Adopted Objects: Usefullness

In her book What’s the Use? On the Use of Use, Sarah Ahmed points out that “becoming used” may also refer to the situation when a given thing becomes “usual.”

Reflecting on the phrase “I am used to”, she argues that a history of use is also a history of naturalization. The longer we use something, the more natural the act itself becomes. Does the continued use of prewar objects make their problematic associations with war, forced migration, and lost ownership “wear off” and become obliterated?

Adapted Objects

Milk jug (part of a coffee service, Königliche Porzellan-Manufaktur Berlin)
Decorative tile with elephant
Restaurant at the Breslauer Zoologischer Garten AG
Wrocław
courtesy of Karolina Furykiewicz

The Zoological Garden in Wrocław is the oldest ZOO in today’s Poland.
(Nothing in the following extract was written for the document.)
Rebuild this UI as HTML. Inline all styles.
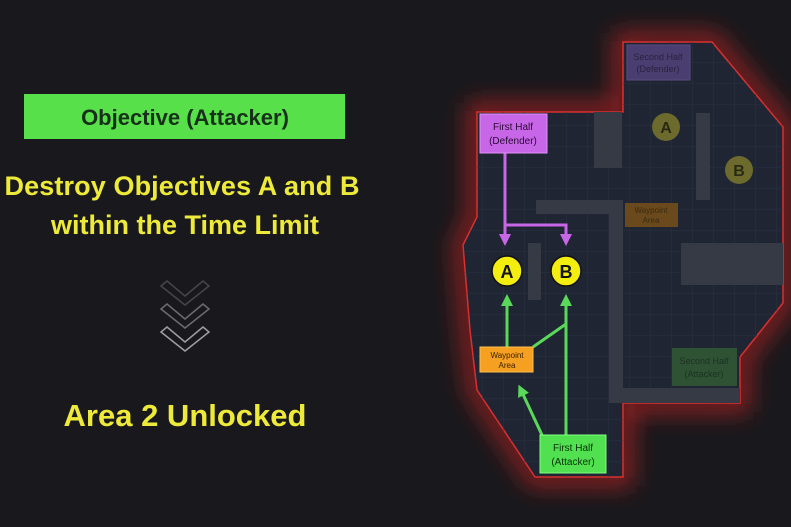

It was founded in 1865 as the Breslauer Zoologischer Garten Aktiengesellschaft. After World War II, the Zoo, that had suffered terribly diring the siege of Breslau in 1945, was re-established under its first Polish director Karol Łukaszewicz (1947-1966), naturalist and theatrologist from Kraków, privately the grandfather of Karolina Furykiewicz. “My grandmother had this milk jug, like, forever. When we cleared her apartment after her death and boxes of thinks were disposed of, I kept the milk jug: at the time, I did not own lots of things. Only later did I discover that it was marked with a swastika underneath, and I was shocked. […] It was a utilitarian object. In my grandparents’ home, other objects were cherished: they had come from Kraków, they had never had to flight from war, and so they had an entire vitrine filled with family memorabilia” (Karolina Furykiewicz).